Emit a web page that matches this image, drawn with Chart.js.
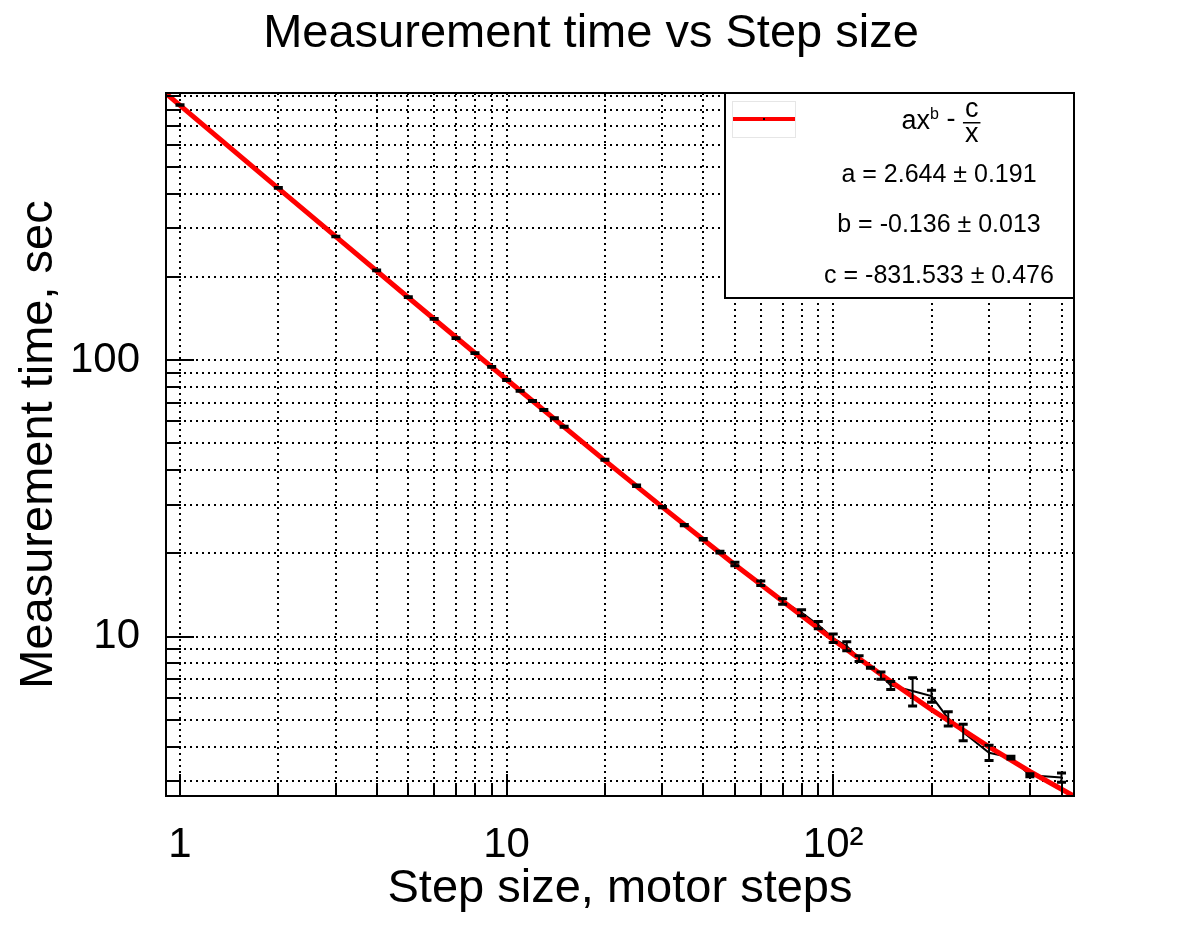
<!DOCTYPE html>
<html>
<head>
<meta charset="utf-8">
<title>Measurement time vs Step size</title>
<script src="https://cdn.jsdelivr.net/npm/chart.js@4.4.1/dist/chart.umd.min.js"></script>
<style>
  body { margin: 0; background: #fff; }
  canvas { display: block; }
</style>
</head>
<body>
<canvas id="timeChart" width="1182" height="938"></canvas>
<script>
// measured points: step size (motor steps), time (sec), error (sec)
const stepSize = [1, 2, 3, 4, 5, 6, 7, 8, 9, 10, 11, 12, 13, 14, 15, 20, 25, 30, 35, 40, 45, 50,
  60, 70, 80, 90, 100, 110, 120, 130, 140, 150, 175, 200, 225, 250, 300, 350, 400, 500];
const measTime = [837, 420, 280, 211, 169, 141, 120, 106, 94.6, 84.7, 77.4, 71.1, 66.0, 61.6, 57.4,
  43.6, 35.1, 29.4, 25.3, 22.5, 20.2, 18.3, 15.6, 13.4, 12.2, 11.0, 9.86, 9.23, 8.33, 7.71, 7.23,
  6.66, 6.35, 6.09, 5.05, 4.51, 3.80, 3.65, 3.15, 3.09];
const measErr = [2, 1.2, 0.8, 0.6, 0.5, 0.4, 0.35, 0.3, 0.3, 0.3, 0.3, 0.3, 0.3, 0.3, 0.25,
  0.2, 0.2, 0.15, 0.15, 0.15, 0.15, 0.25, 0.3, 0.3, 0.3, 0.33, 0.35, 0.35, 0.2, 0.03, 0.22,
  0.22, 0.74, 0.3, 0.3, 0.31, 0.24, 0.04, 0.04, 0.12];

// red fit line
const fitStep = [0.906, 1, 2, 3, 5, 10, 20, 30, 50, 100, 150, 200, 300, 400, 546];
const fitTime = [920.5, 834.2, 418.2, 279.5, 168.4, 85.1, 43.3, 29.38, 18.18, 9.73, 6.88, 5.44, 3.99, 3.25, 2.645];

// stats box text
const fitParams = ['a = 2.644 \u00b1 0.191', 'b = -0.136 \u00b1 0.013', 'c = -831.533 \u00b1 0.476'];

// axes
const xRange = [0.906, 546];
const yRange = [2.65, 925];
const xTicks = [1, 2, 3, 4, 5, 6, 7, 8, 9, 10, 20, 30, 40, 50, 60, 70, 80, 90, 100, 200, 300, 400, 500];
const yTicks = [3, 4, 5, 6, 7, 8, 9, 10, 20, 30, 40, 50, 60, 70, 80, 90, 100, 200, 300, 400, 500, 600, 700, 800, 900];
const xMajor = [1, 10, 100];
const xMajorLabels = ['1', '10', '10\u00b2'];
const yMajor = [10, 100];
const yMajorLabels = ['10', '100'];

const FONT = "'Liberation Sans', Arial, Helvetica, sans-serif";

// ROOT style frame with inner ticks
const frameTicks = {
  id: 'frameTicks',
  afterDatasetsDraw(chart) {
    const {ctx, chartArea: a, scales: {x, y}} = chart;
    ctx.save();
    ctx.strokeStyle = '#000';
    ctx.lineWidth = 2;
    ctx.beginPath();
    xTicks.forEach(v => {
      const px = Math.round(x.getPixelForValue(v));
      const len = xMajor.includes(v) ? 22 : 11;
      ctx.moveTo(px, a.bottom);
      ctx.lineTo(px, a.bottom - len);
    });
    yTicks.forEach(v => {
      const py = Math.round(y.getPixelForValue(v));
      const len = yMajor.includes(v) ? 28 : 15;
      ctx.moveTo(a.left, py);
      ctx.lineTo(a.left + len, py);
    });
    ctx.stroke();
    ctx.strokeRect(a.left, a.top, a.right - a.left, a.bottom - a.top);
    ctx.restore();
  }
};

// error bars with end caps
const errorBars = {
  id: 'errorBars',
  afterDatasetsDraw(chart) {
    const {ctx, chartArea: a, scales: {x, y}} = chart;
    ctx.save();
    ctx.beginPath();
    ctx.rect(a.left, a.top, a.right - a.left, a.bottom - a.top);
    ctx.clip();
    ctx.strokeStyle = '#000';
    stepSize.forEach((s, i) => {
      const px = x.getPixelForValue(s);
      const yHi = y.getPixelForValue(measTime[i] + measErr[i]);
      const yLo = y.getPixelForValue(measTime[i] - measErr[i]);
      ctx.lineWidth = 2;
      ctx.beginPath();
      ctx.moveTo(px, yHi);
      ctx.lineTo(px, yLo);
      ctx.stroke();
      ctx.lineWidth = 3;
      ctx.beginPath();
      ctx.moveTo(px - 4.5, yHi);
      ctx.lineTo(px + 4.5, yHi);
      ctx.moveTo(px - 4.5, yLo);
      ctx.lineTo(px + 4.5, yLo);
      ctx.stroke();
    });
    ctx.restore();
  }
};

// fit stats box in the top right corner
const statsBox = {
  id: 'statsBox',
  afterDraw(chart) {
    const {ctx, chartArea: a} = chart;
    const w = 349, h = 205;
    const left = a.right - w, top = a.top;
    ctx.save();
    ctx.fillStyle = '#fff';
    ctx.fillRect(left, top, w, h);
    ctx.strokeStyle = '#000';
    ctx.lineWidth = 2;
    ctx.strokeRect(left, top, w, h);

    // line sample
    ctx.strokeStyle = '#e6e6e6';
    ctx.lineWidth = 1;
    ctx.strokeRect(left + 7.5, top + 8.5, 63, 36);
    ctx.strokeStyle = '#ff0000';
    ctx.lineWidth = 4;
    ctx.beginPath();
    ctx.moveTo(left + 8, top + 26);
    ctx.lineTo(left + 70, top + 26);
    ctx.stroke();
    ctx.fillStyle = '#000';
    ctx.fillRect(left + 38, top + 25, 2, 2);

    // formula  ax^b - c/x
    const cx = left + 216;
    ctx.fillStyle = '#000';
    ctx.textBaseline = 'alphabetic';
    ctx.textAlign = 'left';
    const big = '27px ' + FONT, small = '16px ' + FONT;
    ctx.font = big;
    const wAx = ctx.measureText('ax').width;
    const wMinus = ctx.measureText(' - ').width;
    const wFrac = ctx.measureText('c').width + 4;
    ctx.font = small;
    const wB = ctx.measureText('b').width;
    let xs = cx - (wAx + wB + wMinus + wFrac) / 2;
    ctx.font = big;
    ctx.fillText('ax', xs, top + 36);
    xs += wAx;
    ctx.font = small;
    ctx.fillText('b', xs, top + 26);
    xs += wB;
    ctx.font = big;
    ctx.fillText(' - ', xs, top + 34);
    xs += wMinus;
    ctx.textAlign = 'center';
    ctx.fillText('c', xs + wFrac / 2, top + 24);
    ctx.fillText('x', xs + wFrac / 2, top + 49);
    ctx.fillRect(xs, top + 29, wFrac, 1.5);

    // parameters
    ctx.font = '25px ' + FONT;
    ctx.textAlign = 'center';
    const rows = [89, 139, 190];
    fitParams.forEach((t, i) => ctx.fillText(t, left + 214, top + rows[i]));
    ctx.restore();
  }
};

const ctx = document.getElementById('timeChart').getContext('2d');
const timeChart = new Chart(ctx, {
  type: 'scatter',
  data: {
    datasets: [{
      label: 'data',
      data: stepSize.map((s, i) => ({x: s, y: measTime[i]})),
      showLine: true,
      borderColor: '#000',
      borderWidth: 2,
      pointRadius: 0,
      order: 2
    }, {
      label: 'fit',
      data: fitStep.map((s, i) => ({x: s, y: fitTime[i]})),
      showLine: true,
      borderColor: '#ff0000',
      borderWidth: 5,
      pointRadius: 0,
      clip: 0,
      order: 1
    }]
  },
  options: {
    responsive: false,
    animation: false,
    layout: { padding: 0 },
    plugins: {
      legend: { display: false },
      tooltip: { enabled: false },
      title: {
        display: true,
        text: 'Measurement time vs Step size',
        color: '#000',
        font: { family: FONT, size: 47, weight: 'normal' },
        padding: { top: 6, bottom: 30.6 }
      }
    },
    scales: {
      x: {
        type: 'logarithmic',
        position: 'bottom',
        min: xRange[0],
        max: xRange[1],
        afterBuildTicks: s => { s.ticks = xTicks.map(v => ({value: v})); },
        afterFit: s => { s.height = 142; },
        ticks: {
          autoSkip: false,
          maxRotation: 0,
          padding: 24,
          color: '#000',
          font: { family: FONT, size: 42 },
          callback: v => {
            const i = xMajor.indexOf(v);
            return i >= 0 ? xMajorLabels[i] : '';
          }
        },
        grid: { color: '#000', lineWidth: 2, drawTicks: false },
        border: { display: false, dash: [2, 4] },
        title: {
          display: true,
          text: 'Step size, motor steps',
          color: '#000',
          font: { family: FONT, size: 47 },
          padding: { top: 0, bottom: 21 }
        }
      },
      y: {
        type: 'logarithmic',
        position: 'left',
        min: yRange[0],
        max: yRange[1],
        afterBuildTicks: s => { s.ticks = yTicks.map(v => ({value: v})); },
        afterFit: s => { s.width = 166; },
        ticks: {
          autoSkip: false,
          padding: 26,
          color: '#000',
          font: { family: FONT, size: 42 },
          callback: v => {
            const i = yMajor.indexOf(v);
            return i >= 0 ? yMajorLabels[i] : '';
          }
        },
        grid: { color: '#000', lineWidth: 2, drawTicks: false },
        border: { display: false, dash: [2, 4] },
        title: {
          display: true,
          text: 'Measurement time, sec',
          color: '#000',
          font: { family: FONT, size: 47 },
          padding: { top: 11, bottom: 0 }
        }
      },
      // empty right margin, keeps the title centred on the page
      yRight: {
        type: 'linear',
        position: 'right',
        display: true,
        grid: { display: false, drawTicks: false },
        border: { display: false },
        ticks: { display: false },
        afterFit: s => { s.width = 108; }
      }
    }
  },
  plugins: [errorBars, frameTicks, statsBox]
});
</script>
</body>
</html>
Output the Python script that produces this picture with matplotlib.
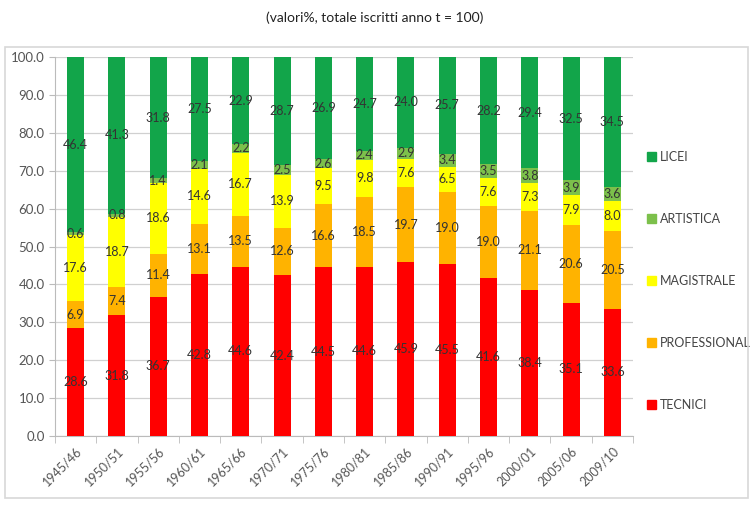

INSTRUCTIONS FOR THE TASK:
Everything from the first line of the records through the line containing "3.99, 3.25, 2.645];" should be reproduced exactly, apart from the pictures.

EXPECTED ANSWER:
Emit a web page that matches this image, drawn with Chart.js.
<!DOCTYPE html>
<html>
<head>
<meta charset="utf-8">
<title>Measurement time vs Step size</title>
<script src="https://cdn.jsdelivr.net/npm/chart.js@4.4.1/dist/chart.umd.min.js"></script>
<style>
  body { margin: 0; background: #fff; }
  canvas { display: block; }
</style>
</head>
<body>
<canvas id="timeChart" width="1182" height="938"></canvas>
<script>
// measured points: step size (motor steps), time (sec), error (sec)
const stepSize = [1, 2, 3, 4, 5, 6, 7, 8, 9, 10, 11, 12, 13, 14, 15, 20, 25, 30, 35, 40, 45, 50,
  60, 70, 80, 90, 100, 110, 120, 130, 140, 150, 175, 200, 225, 250, 300, 350, 400, 500];
const measTime = [837, 420, 280, 211, 169, 141, 120, 106, 94.6, 84.7, 77.4, 71.1, 66.0, 61.6, 57.4,
  43.6, 35.1, 29.4, 25.3, 22.5, 20.2, 18.3, 15.6, 13.4, 12.2, 11.0, 9.86, 9.23, 8.33, 7.71, 7.23,
  6.66, 6.35, 6.09, 5.05, 4.51, 3.80, 3.65, 3.15, 3.09];
const measErr = [2, 1.2, 0.8, 0.6, 0.5, 0.4, 0.35, 0.3, 0.3, 0.3, 0.3, 0.3, 0.3, 0.3, 0.25,
  0.2, 0.2, 0.15, 0.15, 0.15, 0.15, 0.25, 0.3, 0.3, 0.3, 0.33, 0.35, 0.35, 0.2, 0.03, 0.22,
  0.22, 0.74, 0.3, 0.3, 0.31, 0.24, 0.04, 0.04, 0.12];

// red fit line
const fitStep = [0.906, 1, 2, 3, 5, 10, 20, 30, 50, 100, 150, 200, 300, 400, 546];
const fitTime = [920.5, 834.2, 418.2, 279.5, 168.4, 85.1, 43.3, 29.38, 18.18, 9.73, 6.88, 5.44, 3.99, 3.25, 2.645];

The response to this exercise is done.